We’ve seen some big trees. The Pacific Northwest has had me craning my neck upwards in admiration of firs and cedars – many of which exceed 200 feet in height. While these were stunning at the time, the memories lost some of their luster after spending more time in northern California.

In the land of huge rent and massive taxes, the redwoods are no exception. Here on the coast, where there is no shortage of rainfall, the trees compete for another resource — sunlight. Growing taller and taller, jostling for that sweet, sweet sunlight, the redwoods tower up to 300 feet over the forest floor.

Hiking through the lumbering giants is a surreal experience – it’s as if you were transported into a fairytale forest, where at the end of a long winding trail, a wolf is dressed up as your grandmother. Some redwoods are as tall as a football field and wider than a country road, and that’s not hyperbole. They are ginormous.

Along the coast, the giant redwoods seem to prevent the clouds from rolling inland. Instead of the stereotypical sunny beach, a low-lying mist clings to the air — concealing the nearby ocean. Even though the sun was scorching in the grassy forest clearings nearby, it was cool on the coast. People from the area called this a “microclimate” — a phenomenon that creates vastly different weather in adjoining areas.

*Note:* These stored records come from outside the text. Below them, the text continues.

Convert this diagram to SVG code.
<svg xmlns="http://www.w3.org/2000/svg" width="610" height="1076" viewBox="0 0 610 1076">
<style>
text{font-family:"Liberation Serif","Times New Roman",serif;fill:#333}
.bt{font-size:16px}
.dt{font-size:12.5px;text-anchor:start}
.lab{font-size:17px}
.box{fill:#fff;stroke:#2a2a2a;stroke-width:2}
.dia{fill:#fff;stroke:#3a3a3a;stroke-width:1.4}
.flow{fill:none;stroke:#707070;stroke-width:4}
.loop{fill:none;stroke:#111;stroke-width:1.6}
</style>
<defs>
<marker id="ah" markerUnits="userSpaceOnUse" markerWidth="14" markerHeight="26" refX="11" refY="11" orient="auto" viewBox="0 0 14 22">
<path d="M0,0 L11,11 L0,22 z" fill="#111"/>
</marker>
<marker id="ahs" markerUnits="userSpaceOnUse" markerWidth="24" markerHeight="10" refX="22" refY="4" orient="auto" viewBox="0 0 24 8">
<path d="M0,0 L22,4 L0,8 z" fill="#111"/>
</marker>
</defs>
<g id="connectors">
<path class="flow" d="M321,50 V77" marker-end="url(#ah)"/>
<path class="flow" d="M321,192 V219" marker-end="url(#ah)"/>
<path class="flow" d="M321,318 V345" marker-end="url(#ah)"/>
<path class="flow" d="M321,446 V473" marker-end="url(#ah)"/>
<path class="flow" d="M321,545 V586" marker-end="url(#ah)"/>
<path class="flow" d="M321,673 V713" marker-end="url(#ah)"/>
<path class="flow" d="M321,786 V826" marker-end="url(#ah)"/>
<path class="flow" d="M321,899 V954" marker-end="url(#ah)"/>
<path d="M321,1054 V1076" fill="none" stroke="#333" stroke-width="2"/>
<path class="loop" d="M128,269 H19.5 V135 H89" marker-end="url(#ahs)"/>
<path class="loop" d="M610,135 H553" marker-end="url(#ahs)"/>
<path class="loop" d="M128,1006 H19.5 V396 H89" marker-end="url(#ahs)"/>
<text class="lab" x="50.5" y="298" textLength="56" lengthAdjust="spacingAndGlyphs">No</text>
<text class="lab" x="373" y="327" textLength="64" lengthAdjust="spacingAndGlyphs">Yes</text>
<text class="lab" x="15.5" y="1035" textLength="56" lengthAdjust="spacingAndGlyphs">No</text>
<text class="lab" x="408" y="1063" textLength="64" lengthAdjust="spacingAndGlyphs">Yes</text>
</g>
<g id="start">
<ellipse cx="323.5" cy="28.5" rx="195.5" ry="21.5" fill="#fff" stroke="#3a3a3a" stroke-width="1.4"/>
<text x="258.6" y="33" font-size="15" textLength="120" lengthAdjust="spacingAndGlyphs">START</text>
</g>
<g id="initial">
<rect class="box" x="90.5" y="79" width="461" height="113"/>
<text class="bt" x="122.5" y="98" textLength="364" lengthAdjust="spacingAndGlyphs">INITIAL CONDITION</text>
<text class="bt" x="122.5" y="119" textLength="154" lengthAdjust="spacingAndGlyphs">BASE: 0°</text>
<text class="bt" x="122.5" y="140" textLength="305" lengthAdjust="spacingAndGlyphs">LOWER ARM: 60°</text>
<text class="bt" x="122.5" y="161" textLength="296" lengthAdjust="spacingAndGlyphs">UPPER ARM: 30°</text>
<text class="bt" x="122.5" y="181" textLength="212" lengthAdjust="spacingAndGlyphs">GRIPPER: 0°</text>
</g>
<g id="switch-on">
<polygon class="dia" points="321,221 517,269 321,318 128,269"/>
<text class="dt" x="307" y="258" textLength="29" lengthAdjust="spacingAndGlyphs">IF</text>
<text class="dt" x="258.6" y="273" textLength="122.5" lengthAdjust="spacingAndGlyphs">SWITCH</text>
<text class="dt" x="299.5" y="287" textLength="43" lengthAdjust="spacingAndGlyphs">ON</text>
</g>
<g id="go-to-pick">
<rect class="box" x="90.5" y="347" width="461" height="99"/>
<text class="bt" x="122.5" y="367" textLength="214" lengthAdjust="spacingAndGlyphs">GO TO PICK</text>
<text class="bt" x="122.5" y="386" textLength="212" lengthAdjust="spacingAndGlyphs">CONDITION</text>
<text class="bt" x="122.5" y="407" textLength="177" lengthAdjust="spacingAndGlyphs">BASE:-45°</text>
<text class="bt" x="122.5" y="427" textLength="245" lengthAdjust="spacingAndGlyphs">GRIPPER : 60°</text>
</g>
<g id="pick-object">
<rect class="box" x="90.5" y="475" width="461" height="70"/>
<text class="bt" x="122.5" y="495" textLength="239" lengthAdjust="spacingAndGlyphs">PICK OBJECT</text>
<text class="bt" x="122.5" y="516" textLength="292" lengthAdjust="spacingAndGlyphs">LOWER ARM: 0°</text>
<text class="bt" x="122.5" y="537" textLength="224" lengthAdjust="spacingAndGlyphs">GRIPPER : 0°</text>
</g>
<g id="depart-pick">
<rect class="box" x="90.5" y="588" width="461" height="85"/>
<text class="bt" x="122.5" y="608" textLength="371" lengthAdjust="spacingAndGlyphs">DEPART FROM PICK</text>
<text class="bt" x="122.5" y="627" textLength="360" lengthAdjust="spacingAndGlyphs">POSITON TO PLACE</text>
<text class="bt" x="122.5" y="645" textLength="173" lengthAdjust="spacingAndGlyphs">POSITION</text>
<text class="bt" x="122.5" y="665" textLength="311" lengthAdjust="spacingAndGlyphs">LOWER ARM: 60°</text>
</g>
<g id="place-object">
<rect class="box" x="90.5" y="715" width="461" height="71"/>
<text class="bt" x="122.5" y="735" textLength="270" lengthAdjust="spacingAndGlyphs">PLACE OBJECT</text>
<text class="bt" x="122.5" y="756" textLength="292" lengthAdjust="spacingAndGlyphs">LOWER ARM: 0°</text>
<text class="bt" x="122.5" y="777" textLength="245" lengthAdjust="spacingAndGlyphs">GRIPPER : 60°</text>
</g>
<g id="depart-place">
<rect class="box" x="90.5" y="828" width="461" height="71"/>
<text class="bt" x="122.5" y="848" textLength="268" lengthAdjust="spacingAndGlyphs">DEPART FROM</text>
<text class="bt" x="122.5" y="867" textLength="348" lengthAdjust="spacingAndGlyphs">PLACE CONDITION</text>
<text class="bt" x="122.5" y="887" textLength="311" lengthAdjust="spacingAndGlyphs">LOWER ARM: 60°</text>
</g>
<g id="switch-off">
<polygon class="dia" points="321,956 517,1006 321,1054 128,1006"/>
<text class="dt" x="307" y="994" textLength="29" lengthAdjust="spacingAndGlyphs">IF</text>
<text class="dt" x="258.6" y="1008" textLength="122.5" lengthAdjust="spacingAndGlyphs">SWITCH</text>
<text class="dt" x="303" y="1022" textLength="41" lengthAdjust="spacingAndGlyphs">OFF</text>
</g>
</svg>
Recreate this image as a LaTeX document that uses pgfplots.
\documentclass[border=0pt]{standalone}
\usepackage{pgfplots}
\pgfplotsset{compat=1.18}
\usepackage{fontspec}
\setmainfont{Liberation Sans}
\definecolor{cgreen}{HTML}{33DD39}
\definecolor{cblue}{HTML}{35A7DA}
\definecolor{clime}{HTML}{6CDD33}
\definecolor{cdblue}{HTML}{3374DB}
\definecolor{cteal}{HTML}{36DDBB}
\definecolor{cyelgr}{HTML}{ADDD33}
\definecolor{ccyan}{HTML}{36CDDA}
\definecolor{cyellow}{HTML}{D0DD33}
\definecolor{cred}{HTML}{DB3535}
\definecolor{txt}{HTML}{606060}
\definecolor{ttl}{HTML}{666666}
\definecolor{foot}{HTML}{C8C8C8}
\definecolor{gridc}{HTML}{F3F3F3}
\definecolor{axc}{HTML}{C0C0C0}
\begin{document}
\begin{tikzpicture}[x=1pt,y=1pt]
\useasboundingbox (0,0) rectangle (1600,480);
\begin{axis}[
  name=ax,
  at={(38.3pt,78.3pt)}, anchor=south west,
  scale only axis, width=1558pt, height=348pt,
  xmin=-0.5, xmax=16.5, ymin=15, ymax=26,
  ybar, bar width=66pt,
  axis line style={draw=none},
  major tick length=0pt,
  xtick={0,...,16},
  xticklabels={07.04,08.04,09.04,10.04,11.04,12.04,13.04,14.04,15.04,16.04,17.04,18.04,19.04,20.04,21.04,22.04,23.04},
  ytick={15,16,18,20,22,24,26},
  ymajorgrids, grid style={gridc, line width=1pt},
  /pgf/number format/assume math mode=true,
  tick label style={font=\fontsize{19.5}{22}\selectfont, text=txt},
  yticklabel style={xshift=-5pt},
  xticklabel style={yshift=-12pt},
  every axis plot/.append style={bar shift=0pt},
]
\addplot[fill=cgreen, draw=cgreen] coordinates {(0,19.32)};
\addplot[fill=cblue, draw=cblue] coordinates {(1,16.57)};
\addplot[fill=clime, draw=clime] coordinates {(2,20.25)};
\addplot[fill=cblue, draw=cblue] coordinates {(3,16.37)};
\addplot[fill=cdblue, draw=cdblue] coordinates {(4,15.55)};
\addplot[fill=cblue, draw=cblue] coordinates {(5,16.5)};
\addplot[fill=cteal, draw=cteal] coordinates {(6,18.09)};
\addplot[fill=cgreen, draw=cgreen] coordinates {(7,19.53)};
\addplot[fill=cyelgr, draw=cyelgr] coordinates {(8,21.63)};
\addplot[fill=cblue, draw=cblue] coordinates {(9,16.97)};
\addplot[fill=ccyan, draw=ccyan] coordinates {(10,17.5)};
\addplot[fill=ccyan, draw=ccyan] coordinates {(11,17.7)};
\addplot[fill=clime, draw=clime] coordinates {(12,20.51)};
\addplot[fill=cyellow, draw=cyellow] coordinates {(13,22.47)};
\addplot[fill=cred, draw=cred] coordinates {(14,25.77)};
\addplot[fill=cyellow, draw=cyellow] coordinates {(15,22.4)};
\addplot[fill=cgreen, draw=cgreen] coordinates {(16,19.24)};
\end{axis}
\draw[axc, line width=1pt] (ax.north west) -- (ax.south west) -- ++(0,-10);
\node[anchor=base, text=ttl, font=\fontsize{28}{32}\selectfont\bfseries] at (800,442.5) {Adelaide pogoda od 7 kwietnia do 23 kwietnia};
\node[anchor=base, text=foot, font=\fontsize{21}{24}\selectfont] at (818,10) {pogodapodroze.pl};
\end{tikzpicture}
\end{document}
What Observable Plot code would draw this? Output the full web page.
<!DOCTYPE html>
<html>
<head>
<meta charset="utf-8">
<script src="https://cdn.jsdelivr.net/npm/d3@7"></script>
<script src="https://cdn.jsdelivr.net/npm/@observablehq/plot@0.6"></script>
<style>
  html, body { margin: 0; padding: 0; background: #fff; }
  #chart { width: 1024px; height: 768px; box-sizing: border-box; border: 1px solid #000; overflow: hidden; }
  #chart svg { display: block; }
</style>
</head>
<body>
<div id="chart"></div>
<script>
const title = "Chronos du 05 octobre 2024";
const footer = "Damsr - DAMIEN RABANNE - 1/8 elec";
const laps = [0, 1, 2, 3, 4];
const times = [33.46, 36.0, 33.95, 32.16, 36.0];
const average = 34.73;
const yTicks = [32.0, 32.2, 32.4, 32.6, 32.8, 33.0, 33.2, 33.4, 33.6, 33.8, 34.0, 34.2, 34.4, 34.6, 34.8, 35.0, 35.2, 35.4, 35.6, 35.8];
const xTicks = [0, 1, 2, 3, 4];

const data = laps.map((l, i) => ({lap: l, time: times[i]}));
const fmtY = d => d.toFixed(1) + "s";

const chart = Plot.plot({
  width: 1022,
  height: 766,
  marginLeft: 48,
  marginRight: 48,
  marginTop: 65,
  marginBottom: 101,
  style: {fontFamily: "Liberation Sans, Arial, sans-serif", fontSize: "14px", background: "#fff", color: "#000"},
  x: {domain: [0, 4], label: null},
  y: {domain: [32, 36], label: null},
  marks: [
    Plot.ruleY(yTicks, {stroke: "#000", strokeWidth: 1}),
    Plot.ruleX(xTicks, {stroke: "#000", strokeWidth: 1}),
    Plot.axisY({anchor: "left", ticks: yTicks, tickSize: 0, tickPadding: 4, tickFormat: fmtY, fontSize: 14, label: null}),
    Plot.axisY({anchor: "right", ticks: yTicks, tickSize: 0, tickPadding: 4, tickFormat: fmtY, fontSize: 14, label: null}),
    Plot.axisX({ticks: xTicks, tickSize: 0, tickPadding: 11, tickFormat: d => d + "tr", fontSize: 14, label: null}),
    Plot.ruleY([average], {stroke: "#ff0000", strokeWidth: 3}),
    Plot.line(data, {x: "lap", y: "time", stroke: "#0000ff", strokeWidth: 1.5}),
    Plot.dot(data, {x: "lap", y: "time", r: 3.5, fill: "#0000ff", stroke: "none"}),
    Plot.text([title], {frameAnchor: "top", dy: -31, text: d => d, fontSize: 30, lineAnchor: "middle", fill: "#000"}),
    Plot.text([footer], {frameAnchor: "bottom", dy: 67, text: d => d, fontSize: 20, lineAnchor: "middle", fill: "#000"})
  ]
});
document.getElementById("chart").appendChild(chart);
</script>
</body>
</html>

A short hike from the beach lays Fern Canyon, and this trail should not be passed up. Walking along a creek that carves through the forest, you enter a canyon with walls covered in lush ferny wallpaper. The path begins with hopping over shallow streams and climbing fallen trees. The further you progress down the one-way canyon, more and more people turn back as the difficulty ramps up. The trees pile up in a fashion similar to a late-stage game of Jenga, causing you to dip and climb through them like an Army training course. Consequentially, it has the honor of being named “Most Bodacious Course” on the National Parkour Tour™(trademark pending).

The National Park is a portion of a cluster of state parks along the west coast. Even though we didn’t hike those, the drive through them is a quintessential part of the US’s famously scenic Highway 1.

Among the hundreds of trails in the multiple parks in the surrounding area, I doubt a single ‘bad’ one exists – though I’d encourage you to find out for yourself.